June 26, 2013

2012 Autumnal Darjeeling Oakyti





A few days ago I received a package with a nice little assortment of teas from Arthur of Morning Crane Tea.  This was the tea that demanded my immediate attention. I have been an admirer of teas from both Darjeeling and Nepal for a long time. In my opinion Nepalese teas are quite often superior to their Darjeeling neighbors and are usually far less expensive. But......first things first! Is this a Darjeeling or a Nepalese tea? It has to be one or the other....right? Well, not really. On the tea packet Arthur explains that the area where this tea is from borders both countries. The Mechi River being the dividing line between Nepal and India share very similar tea plants and growing conditions which makes it,s origin pretty much irrelevant.

The photos of this tea that Arthur has on his blog is what first sparked my interest because this tea looks nothing like I've ever seen from either Darjeeling or Nepal before. This teas leaves resemble little sticks, very different than the large, flaky leaves I've encountered in the past. And that,s kind of what they feel like as well, little sticks. When placing the dry leaf into the pot they make a clinking sound. They are very, very dense and compact. Kinda resembles a Yunnan tea, doesn't it? Which leads me to wonder, is this tea China Jat? Which is what the vast majority of Darjeeling teas are made from. Or the Assam varietal that is native to India. Judging from the teas aroma, appearance and flavor I,d have to bet on the later.

This tea "Treasure Gold" is made from plants that for whatever reason, climactic conditions? Produces leaves that are a golden color. This doesn't happen every year, just once in a Blue Moon.




The aroma from the dry leaf is heavy, rich and full .It,s not dissimilar to Korean Hwangcha but definitely in a category of it,s own. Honey, roasted grain and fruit are there for the taking, you don,t have to sit and ponder about these flavors and aromas, they are there in abundance.




The teas flavor matches the aroma to perfection. Sweet honey, roasted grain or cereal, a touch of fruit and the mere suggestion of spice. Full, rich mouth feel. I can still taste this tea flavor even an hour after having drank it. Astringency is very, very minimal and it,s only really noticeable in the later infusions.

This particular tea session I used a Yixing pot with repeated brewing to see how the tea would stand up. I probably won,t try this again with this tea.

I have stated in previous posts that in my opinion some teas do not stand up to repeated steeping very well. This is by no means a strike against it. Some teas reveal nuances of flavor and aroma with repeated brewing and it can be interesting to watch it,s flavor change and evolve. But some teas have nothing further to reveal, with additional steeping it just becomes gradually weaker with it,s flavor unchanged. It,s just the nature of the tea, nothing to do with quality.

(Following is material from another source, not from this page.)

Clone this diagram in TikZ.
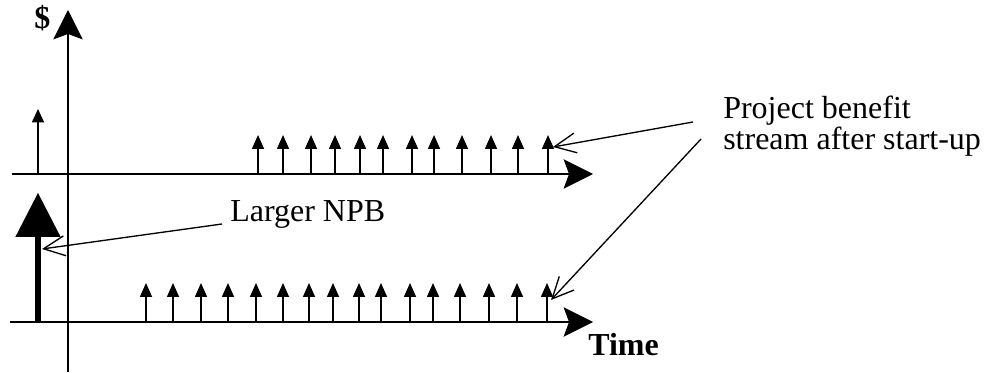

So, my criteria for determining whether or not a tea is gong-fu-able is......does it,s flavor change or evolve with repeated brewing. If not, I use a western style approach. Less leaf, more water, longer steeping time. Enjoy it in all it,s glory, get the full impact and call it a day. But.....that,s just me. You guys do whatever you see fit, after all, it,s your tea.






The leaf is exhausted, it,s on it,s fourth steeping and still the leaves, sticks won,t fully open. What a wonderful, strange tea this is. I hope everyone gets a chance to try this tea before it,s gone. This is a tea that anybody would appreciate. Brewing parameters don,t need to be strictly adhered to because this tea is very user friendly.